I have also shared the above on the Linux kernel mailing list in case anyone is interested [2].

Many thanks,
Paul


[1]: Optimizing Compilers for Modern Architectures: A Dependence-Based
Approach, Randy Allen, Ken Kennedy, 2002, p. 350
[2]: [PATCH RFC] tools/memory-model: Adjust ctrl dependency definition - Paul Heidekrüger

Can you explain a bit more of what you’re trying to do? Maybe it’s easier to start there than attempting to define dominators.
If you are looking to track which reads may depend on which writes we have MemorySSA.

The basic block containing WRITE_ONCE() (‘y’ in the textbook definition) is control dependent on the basic block that terminates with if(READ_ONCE(x)) ( ‘x’ in the textbook definition).

Assuming you structure/simplify your CFG so that all functions have a single exit block, there would be an edge from the basic block containing WRITE_ONCE() (‘y’) to that exit block. The exit block post-dominates every other basic block in the function including the basic block containing if(READ_ONCE(x)) (‘x’), but the basic block containing WRITE_ONCE() itself does not, so the “x is not post-dominated by y” is true here.

As for condition (1) in the text book definition, I believe “nontrivial path” means “x” is not the same basic block as “y”, and since there is just one edge going from x to y, there are no other (‘z’) basic blocks in this path to check to see if they are post-dominated by ‘y’, so this condition is true as well.

Redefining a term to mean something subtly but importantly different from the standard definition is a recipe for disaster.

Control-dependence is defined in terms of the postdominator tree. If you look at algorithms that rely on control-dependence, then this strict reliance on the postdominator tree is actually necessary. Note that where control-dependence is discussed, it’s actually necessary to consider that there is a pseudo-entry block which dominates the entry block, a pseudo-exit block which post dominates every return statement in the function and every loop with no exit blocks, and an additional pseudo-edge between the pseudo-entry and pseudo-exit block that bypasses the entire function. (I don’t have examples to hand of where this matters, but I know from experience that if you neglect this, your resulting control-dependence graph would lead you to erroneously conclude that some basic blocks have the same control dependencies in a few cases).

This definition does sometimes produce counterintuitive results in loops. But it’s important to remember that the standard control-flow-based definitions already produce counterintuitive results.
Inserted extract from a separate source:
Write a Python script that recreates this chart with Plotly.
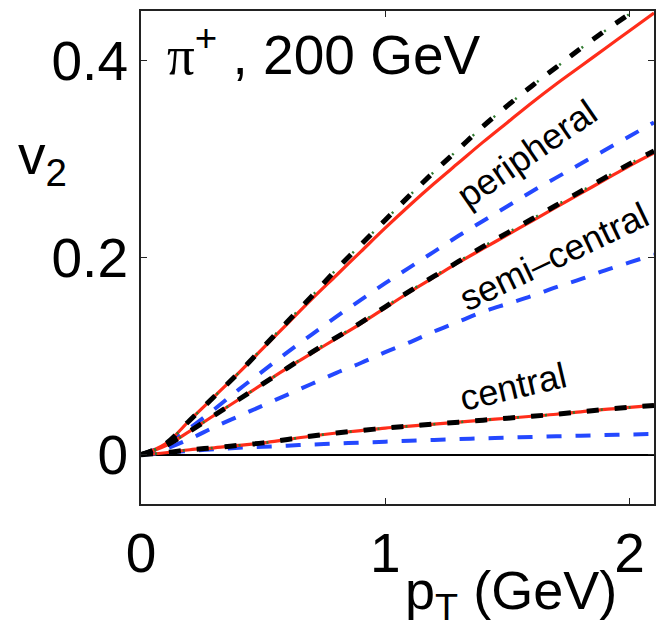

Consider the following code:

while (1) {
  // ....
  if (test) {
    // Syntactically, this block is in the loop.
    // Query LoopInfo, and you'll find that this is *not* part of the loop, however.
    break;
  }
}

When a loop has a single exiting block, then that means that said block postdominates every basic block inside of a natural loop. This does cause the resulting control-dependence graph to be somewhat inverted compared to what you would naively expect from the corresponding if statements–everything in the loop is control-dependent on the loop exiting block, and things get extra spicy when the loop exiting block is not always executed every loop iteration. (I’d include diagrams here, but to my knowledge, Discourse still chokes on HTML emails, so there’s no way for me to do so). While this does look weird, when it comes time to relying on the resulting graph to make assertions about blocks–for example, basic blocks that share the same control-dependencies being such that if any one block is executed N times, all are executed exactly N times–the definition you get is correct, and trying to tweak it to make it look more “normal” leads to incorrect results.

In short, then, control-dependencies end up being counterintuitive when the condition you’re inquiring about is a condition that controls whether or not the loop will finish executing.